Helping to ease the pain of closing is the church’s neighbor, Charlie Johnson. A member of St. Thomas Catholic Church in Madison, Johnson is spearheading an effort to make sure that the church building lives on long after the congregation disbands.

“He felt there was an idea formulating to have a community-type building,” Janssen said. “When the congregation heard that, we were like, whew.”

Johnson, who lives on the farm west of the church and owns the farmland around it, is full of ideas about how the church building could be used after April 23.

“I think the ideas and concepts are endless,” Johnson said. “It would all depend on enthusiasm and participation.”

As Johnson sees it, in its second life the church would be a perfect venue for weddings, receptions, birthday parties, concerts or as a center for day-long retreats.

“A lot of people would intend to be buried here yet, or have family in the cemetery,” Johnson said. “It could still serve as a place for a funeral or at least a reception down in the hall after the burial.”

While the future of the church building is up in the air, the adjoining cemetery is run by its own nonprofit organization.

Johnson, an organic farmer, was part of two tours that came through the area this summer. In each case they toured local farms and had lunch at St. Peter, paying the church a rental fee and compensating the church ladies who put together the meal.

“I’m hoping we can continue things like that,” Johnson said. “What’s going to be needed is a new nonprofit entity that’s going to take over the participation of the building and build up enough of a following.”

Johnson envisions a group with a part-time director and a membership large enough to pay dues that would handle the facility’s bills.

While there are no living quarters on the site, the building includes a sanctuary with room for 250, a basement that can seat 180, bathrooms, a pastor’s office and a basement study room.

Johnson said it would be a perfect location for artists.

“It would provide a rural setting, a quiet setting where they could do their music or do their art,” Johnson said, calling the building itself a fieldstone work of art.

The church grounds are home to two statues by Allan Fisher, “The Way” and “A Victory Over Death.”

“He had come out here to church a few times and was inspired by the rural setting, the nature,” Janssen said of Fisher. “The peacefulness inspired him to sculpt ’The Way’.”

The cutout of Christ and a lamb allows the prairie in the distance to become part of the artwork.

There are plenty of ideas about how to use the church and the interest in a community center has spread beyond the congregation. There were 19 people at a recent meeting to toss around ideas. Only three of them were from St. Peter.

During its almost 70 years of existence, the church has had a storied past. Johnson recalls that in 1986, at the height of the farm crisis, Dan Rather spent a week broadcasting the CBS Evening News from the KELO studios in Sioux Falls. One night he visited St. Peter Church where farmers gathered to talk to Rather about the farm crisis.

Johnson said some area residents were in for a surprise that night as Rather got lost a couple times along the way to the church. They didn’t know what to think of the famous newsman on their front porches asking for directions.

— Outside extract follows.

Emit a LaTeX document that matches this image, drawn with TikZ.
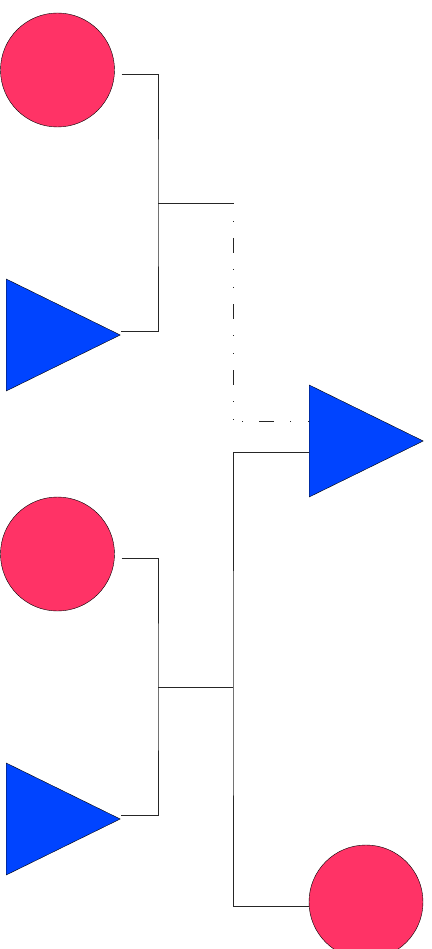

Another time the church was in the news for a sadder reason. In 2000 the church was vandalized by two youngsters, causing $40,000 worth of damage.

Janssen recalls the date, Aug. 27, because it’s her mother’s birthday. She arrived early at the church that day to finish her Sunday School lesson.

“It was like a tornado,” Janssen said, describing the damage. “It was pretty devastating to us, but it was obvious that they needed our help.”

The boys came to the church to apologize. They paid restitution and did some jail time.

The church received an outpouring of generosity from neighbors and other churches. Now it’s time for St. Peter to be generous.

Gallipo said the church’s baptismal font is going to Table of Grace Church in Harrisburg.

While an inventory team goes from room to room deciding what should be donated and what should be thrown out, there’s still a question about what will happen to the parishioners.

With membership that ranges from Madison to Montrose to Chester, finding new churches for the members is a priority, Janssen said.

Even though the congregation is disbanding, Gallipo offers a message of hope.

“It’s not an end to the ministry of St. Peter,” Gallipo said. “It goes on forever through them as they move on to other places.”